The weekly also notes a culture of exaggeration in the Socialist camp as well. Party leader Martine Aubry attributing three-quarters of the deficit to Sarkozy’s policies and Hollande tripling the amount of tax breaks to the wealthy. Le Nouvel Obs regrets the fibs and counter-fibs, which it says make it hard to figure out who is telling the truth.

Le Point invites a group of leading French psychologists to help decipher the characters of the candidates. The experts tell the right-wing magazine that the election strategies of the 10 candidates reflect their temperaments. Traumas incurred by some of the candidates during childhood have led to resilience and sharpened their craving for power, says one of the psychologists.

Another states that a love of combat generates courage which becomes a factor of resilience. One more finding is that “tics and involuntary gestures” by some candidates very often betray their thoughts.

Sarkozy comes in for some ridicule from Le Canard Enchaîné, which accuses him of becoming the producer of an anti-terrorism show. The satirical weekly reports that the crackdown on suspected Islamists was directed from the Elysée presidential palace. The tabloid claims that the candidate Sarkozy sees Islamist terrorists everywhere and deems it urgent to neutralise them under the glare of television cameras.

Marianne argues in an editorial entitled “Sarkozy’s security fiasco” that French police are, like their president, playing to the cameras instead of maintaining law and order.

“Scandalising republic” is the cover story of this week’s Marianne. The issue is produced in collaboration with the online investigative newspaper Mediapart. It contains previously unreleased documents and new testimonies on several scandals including the Bettencourt affair which Marianne claims is “threatening” the president.

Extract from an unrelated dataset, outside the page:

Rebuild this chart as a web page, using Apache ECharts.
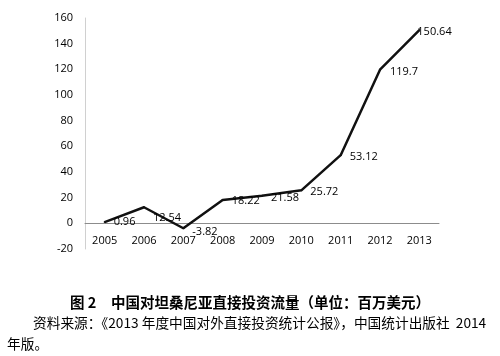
<!DOCTYPE html>
<html><head><meta charset="utf-8">
<script src="https://cdn.jsdelivr.net/npm/echarts@6/dist/echarts.min.js"></script>
<style>html,body{margin:0;padding:0;background:#fff}#c{width:500px;height:356px}</style>
</head><body><div id="c"></div>
<script>
const years = ['2005','2006','2007','2008','2009','2010','2011','2012','2013'];
const flows = [0.96, 12.54, -3.82, 18.22, 21.58, 25.72, 53.12, 119.7, 150.64];
const yTicks = [-20, 0, 20, 40, 60, 80, 100, 120, 140, 160];
const captionText = '图 2　中国对坦桑尼亚直接投资流量（单位：百万美元）';
const sourceLine1 = '资料来源：《2013 年度中国对外直接投资统计公报》，中国统计出版社  2014';
const sourceLine2 = '年版。';

const labelOffsets = [[0,0],[0,11],[0,4],[0,1],[0,2],[0,2],[0,2],[1,2.5],[-11,1.5]];

const chart = echarts.init(document.getElementById('c'), null, {renderer:'canvas'});
chart.setOption({
  animation: false,
  backgroundColor: '#fff',
  grid: {left: 85, top: 18, width: 354, height: 231},
  xAxis: {
    type: 'category', data: years, boundaryGap: true,
    axisLine: {onZero: true, lineStyle: {color: '#8c8c8c', width: 1}},
    axisTick: {show: false},
    axisLabel: {color: '#000', fontSize: 11, margin: -14, fontFamily: 'Open Sans'}
  },
  yAxis: {
    type: 'value', min: yTicks[0], max: yTicks[yTicks.length-1], interval: 20,
    axisLine: {show: true, lineStyle: {color: '#d0d0d0', width: 1}},
    axisTick: {show: false},
    splitLine: {show: false},
    axisLabel: {color: '#000', fontSize: 11, margin: 12, fontFamily: 'Open Sans'}
  },
  series: [{
    type: 'line', data: flows.map((v, i) => ({value: v, label: {show: true, offset: labelOffsets[i]}})),
    symbol: 'circle', symbolSize: 2, showSymbol: true, showAllSymbol: true,
    itemStyle: {color: '#111'},
    lineStyle: {color: '#111', width: 2.5},
    label: {show: true, position: 'right', distance: 8, color: '#000', fontSize: 11, fontFamily: 'Open Sans',
      formatter: p => String(flows[p.dataIndex])}
  }],
  graphic: [
    {type: 'text', left: 'center', top: 295, style: {text: captionText, font: 'bold 14.5px "Noto Sans CJK SC"', fill: '#000'}},
    {type: 'text', left: 33, top: 316, style: {text: sourceLine1, font: '13.7px "Noto Sans CJK SC"', fill: '#000'}},
    {type: 'text', left: 7, top: 337, style: {text: sourceLine2, font: '13.7px "Noto Sans CJK SC"', fill: '#000'}}
  ]
});
</script></body></html>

It’s about the alleged illegal financing of Sarkozy's 2007 campaign by L'Oréal heiress Liliane Bettencourt. The weekly reports that the investigating judge has discovered a sophisticated system of financial compensation put in place between France and Switzerland probably to facilitate the operation. Marianne says the judge is hoping to extract crucial information from Bettencourt asset manager Patrice de Maistre, currently under extended judicial custody.

Le Canard Enchaîné also lands a bombshell with the revelation that the financial investigations brigade has decided to suspend all related investigations until after the elections, reportedly without consulting the judge.